» Information supplied

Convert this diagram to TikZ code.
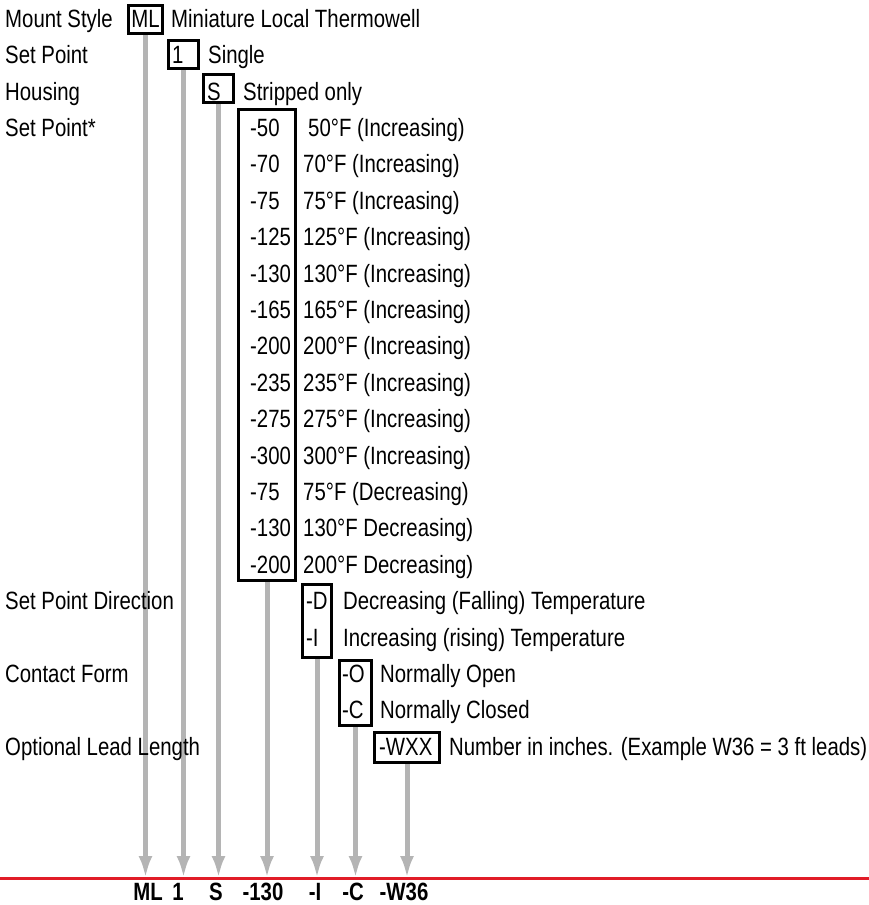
\documentclass[tikz,border=0pt]{standalone}
\usepackage{fontspec}
\setmainfont[FakeStretch=0.815]{Liberation Sans}
\usetikzlibrary{arrows.meta}
\definecolor{feedgray}{RGB}{180,180,180}
\definecolor{leadred}{RGB}{225,28,40}

\begin{document}
\begin{tikzpicture}[x=1pt,y=-1pt,
  lbl/.style={anchor=base west,inner sep=0pt,font=\fontsize{25}{29}\selectfont},
  codebox/.style={draw=black,line width=2.7pt,inner sep=0pt},
  feed/.style={draw=feedgray,line width=5pt,-{Latex[length=22pt,width=14pt]}},
  outlbl/.style={anchor=base,inner sep=0pt,font=\fontsize{25}{29}\selectfont\bfseries}]
\useasboundingbox (0,0) rectangle (869,905);

% boxes round the codes
\node[codebox,minimum width=34.3pt,minimum height=28.3pt] (bML) at (145.5,19.5) {};
\node[codebox,minimum width=30.3pt,minimum height=28.3pt] (bOne) at (183.5,54.5) {};
\node[codebox,minimum width=30.3pt,minimum height=28.3pt] (bS) at (218.5,88.5) {};
\node[codebox,minimum width=57.3pt,minimum height=471.3pt] (bSP) at (267,345) {};
\node[codebox,minimum width=29.3pt,minimum height=73.3pt] (bDir) at (317,621) {};
\node[codebox,minimum width=32.3pt,minimum height=65.3pt] (bCon) at (355.5,693) {};
\node[codebox,minimum width=65.3pt,minimum height=30.3pt] (bLead) at (407,747.5) {};

% red line and feeds down to it
\coordinate (redL) at (0,878);
\coordinate (redR) at (869,878);
\draw[leadred,line width=3pt] (redL) -- (redR);
\draw[feed] (bML.south) -- (bML.south |- redL);
\draw[feed] (bOne.south) -- (bOne.south |- redL);
\draw[feed] (bS.south) -- (bS.south |- redL);
\draw[feed] (bSP.south) -- (bSP.south |- redL);
\draw[feed] (bDir.south) -- (bDir.south |- redL);
\draw[feed] (bCon.south) -- (bCon.south |- redL);
\draw[feed] (bLead.south) -- (bLead.south |- redL);

% field names
\node[lbl] (fMount) at (5,27.2) {Mount Style};
\node[lbl] (fSet) at (5,63.6) {Set Point};
\node[lbl] (fHouse) at (5,100.0) {Housing};
\node[lbl] (fSP) at (5,136.4) {Set Point*};
\node[lbl] (fDir) at (5,609.6) {Set Point Direction};
\node[lbl] (fCon) at (5,682.4) {Contact Form};
\node[lbl] (fLead) at (5,755.2) {Optional Lead Length};

% codes and meanings
\node[lbl,anchor=base] (cML) at (145.5,27.2) {ML};
\node[lbl] (dML) at (171,27.2) {Miniature Local Thermowell};
\node[lbl] (cOne) at (172,63.6) {1};
\node[lbl] (dOne) at (208,63.6) {Single};
\node[lbl] (cS) at (207,100.0) {S};
\node[lbl] (dS) at (243,100.0) {Stripped only};

\node[lbl] (c50) at (250,136.4) {-50};
\node[lbl] (d50) at (308,136.4) {50°F (Increasing)};
\node[lbl] (c70) at (250,172.8) {-70};
\node[lbl] (d70) at (303,172.8) {70°F (Increasing)};
\node[lbl] (c75) at (250,209.2) {-75};
\node[lbl] (d75) at (303,209.2) {75°F (Increasing)};
\node[lbl] (c125) at (250,245.6) {-125};
\node[lbl] (d125) at (303,245.6) {125°F (Increasing)};
\node[lbl] (c130) at (250,282.0) {-130};
\node[lbl] (d130) at (303,282.0) {130°F (Increasing)};
\node[lbl] (c165) at (250,318.4) {-165};
\node[lbl] (d165) at (303,318.4) {165°F (Increasing)};
\node[lbl] (c200) at (250,354.8) {-200};
\node[lbl] (d200) at (303,354.8) {200°F (Increasing)};
\node[lbl] (c235) at (250,391.2) {-235};
\node[lbl] (d235) at (303,391.2) {235°F (Increasing)};
\node[lbl] (c275) at (250,427.6) {-275};
\node[lbl] (d275) at (303,427.6) {275°F (Increasing)};
\node[lbl] (c300) at (250,464.0) {-300};
\node[lbl] (d300) at (303,464.0) {300°F (Increasing)};
\node[lbl] (c75d) at (250,500.4) {-75};
\node[lbl] (d75d) at (303,500.4) {75°F (Decreasing)};
\node[lbl] (c130d) at (250,536.8) {-130};
\node[lbl] (d130d) at (303,536.8) {130°F Decreasing)};
\node[lbl] (c200d) at (250,573.2) {-200};
\node[lbl] (d200d) at (303,573.2) {200°F Decreasing)};

\node[lbl] (cD) at (306,609.6) {-D};
\node[lbl] (dD) at (343,609.6) {Decreasing (Falling) Temperature};
\node[lbl] (cI) at (306,646.0) {-I};
\node[lbl] (dI) at (343,646.0) {Increasing (rising) Temperature};
\node[lbl] (cO) at (342,682.4) {-O};
\node[lbl] (dO) at (380,682.4) {Normally Open};
\node[lbl] (cC) at (342,718.8) {-C};
\node[lbl] (dC) at (380,718.8) {Normally Closed};
\node[lbl] (cW) at (379,755.2) {-WXX};
\node[lbl] (dW) at (449,755.2) {Number in inches. (Example W36 = 3 ft leads)};

% resulting part number
\node[outlbl] (oML) at (148,900) {ML};
\node[outlbl] (oOne) at (178,900) {1};
\node[outlbl] (oS) at (216,900) {S};
\node[outlbl] (oSP) at (263,900) {-130};
\node[outlbl] (oDir) at (315,900) {-I};
\node[outlbl] (oCon) at (353,900) {-C};
\node[outlbl] (oLead) at (404,900) {-W36};
\end{tikzpicture}
\end{document}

» What the exercise asks
Retype the whole listing, keeping every line identical and omitting all pictures.

» Answer to the problem
Convert this diagram to TikZ code.
\documentclass[tikz,border=0pt]{standalone}
\usepackage{fontspec}
\setmainfont[FakeStretch=0.815]{Liberation Sans}
\usetikzlibrary{arrows.meta}
\definecolor{feedgray}{RGB}{180,180,180}
\definecolor{leadred}{RGB}{225,28,40}

\begin{document}
\begin{tikzpicture}[x=1pt,y=-1pt,
  lbl/.style={anchor=base west,inner sep=0pt,font=\fontsize{25}{29}\selectfont},
  codebox/.style={draw=black,line width=2.7pt,inner sep=0pt},
  feed/.style={draw=feedgray,line width=5pt,-{Latex[length=22pt,width=14pt]}},
  outlbl/.style={anchor=base,inner sep=0pt,font=\fontsize{25}{29}\selectfont\bfseries}]
\useasboundingbox (0,0) rectangle (869,905);

% boxes round the codes
\node[codebox,minimum width=34.3pt,minimum height=28.3pt] (bML) at (145.5,19.5) {};
\node[codebox,minimum width=30.3pt,minimum height=28.3pt] (bOne) at (183.5,54.5) {};
\node[codebox,minimum width=30.3pt,minimum height=28.3pt] (bS) at (218.5,88.5) {};
\node[codebox,minimum width=57.3pt,minimum height=471.3pt] (bSP) at (267,345) {};
\node[codebox,minimum width=29.3pt,minimum height=73.3pt] (bDir) at (317,621) {};
\node[codebox,minimum width=32.3pt,minimum height=65.3pt] (bCon) at (355.5,693) {};
\node[codebox,minimum width=65.3pt,minimum height=30.3pt] (bLead) at (407,747.5) {};

% red line and feeds down to it
\coordinate (redL) at (0,878);
\coordinate (redR) at (869,878);
\draw[leadred,line width=3pt] (redL) -- (redR);
\draw[feed] (bML.south) -- (bML.south |- redL);
\draw[feed] (bOne.south) -- (bOne.south |- redL);
\draw[feed] (bS.south) -- (bS.south |- redL);
\draw[feed] (bSP.south) -- (bSP.south |- redL);
\draw[feed] (bDir.south) -- (bDir.south |- redL);
\draw[feed] (bCon.south) -- (bCon.south |- redL);
\draw[feed] (bLead.south) -- (bLead.south |- redL);

% field names
\node[lbl] (fMount) at (5,27.2) {Mount Style};
\node[lbl] (fSet) at (5,63.6) {Set Point};
\node[lbl] (fHouse) at (5,100.0) {Housing};
\node[lbl] (fSP) at (5,136.4) {Set Point*};
\node[lbl] (fDir) at (5,609.6) {Set Point Direction};
\node[lbl] (fCon) at (5,682.4) {Contact Form};
\node[lbl] (fLead) at (5,755.2) {Optional Lead Length};

% codes and meanings
\node[lbl,anchor=base] (cML) at (145.5,27.2) {ML};
\node[lbl] (dML) at (171,27.2) {Miniature Local Thermowell};
\node[lbl] (cOne) at (172,63.6) {1};
\node[lbl] (dOne) at (208,63.6) {Single};
\node[lbl] (cS) at (207,100.0) {S};
\node[lbl] (dS) at (243,100.0) {Stripped only};

\node[lbl] (c50) at (250,136.4) {-50};
\node[lbl] (d50) at (308,136.4) {50°F (Increasing)};
\node[lbl] (c70) at (250,172.8) {-70};
\node[lbl] (d70) at (303,172.8) {70°F (Increasing)};
\node[lbl] (c75) at (250,209.2) {-75};
\node[lbl] (d75) at (303,209.2) {75°F (Increasing)};
\node[lbl] (c125) at (250,245.6) {-125};
\node[lbl] (d125) at (303,245.6) {125°F (Increasing)};
\node[lbl] (c130) at (250,282.0) {-130};
\node[lbl] (d130) at (303,282.0) {130°F (Increasing)};
\node[lbl] (c165) at (250,318.4) {-165};
\node[lbl] (d165) at (303,318.4) {165°F (Increasing)};
\node[lbl] (c200) at (250,354.8) {-200};
\node[lbl] (d200) at (303,354.8) {200°F (Increasing)};
\node[lbl] (c235) at (250,391.2) {-235};
\node[lbl] (d235) at (303,391.2) {235°F (Increasing)};
\node[lbl] (c275) at (250,427.6) {-275};
\node[lbl] (d275) at (303,427.6) {275°F (Increasing)};
\node[lbl] (c300) at (250,464.0) {-300};
\node[lbl] (d300) at (303,464.0) {300°F (Increasing)};
\node[lbl] (c75d) at (250,500.4) {-75};
\node[lbl] (d75d) at (303,500.4) {75°F (Decreasing)};
\node[lbl] (c130d) at (250,536.8) {-130};
\node[lbl] (d130d) at (303,536.8) {130°F Decreasing)};
\node[lbl] (c200d) at (250,573.2) {-200};
\node[lbl] (d200d) at (303,573.2) {200°F Decreasing)};

\node[lbl] (cD) at (306,609.6) {-D};
\node[lbl] (dD) at (343,609.6) {Decreasing (Falling) Temperature};
\node[lbl] (cI) at (306,646.0) {-I};
\node[lbl] (dI) at (343,646.0) {Increasing (rising) Temperature};
\node[lbl] (cO) at (342,682.4) {-O};
\node[lbl] (dO) at (380,682.4) {Normally Open};
\node[lbl] (cC) at (342,718.8) {-C};
\node[lbl] (dC) at (380,718.8) {Normally Closed};
\node[lbl] (cW) at (379,755.2) {-WXX};
\node[lbl] (dW) at (449,755.2) {Number in inches. (Example W36 = 3 ft leads)};

% resulting part number
\node[outlbl] (oML) at (148,900) {ML};
\node[outlbl] (oOne) at (178,900) {1};
\node[outlbl] (oS) at (216,900) {S};
\node[outlbl] (oSP) at (263,900) {-130};
\node[outlbl] (oDir) at (315,900) {-I};
\node[outlbl] (oCon) at (353,900) {-C};
\node[outlbl] (oLead) at (404,900) {-W36};
\end{tikzpicture}
\end{document}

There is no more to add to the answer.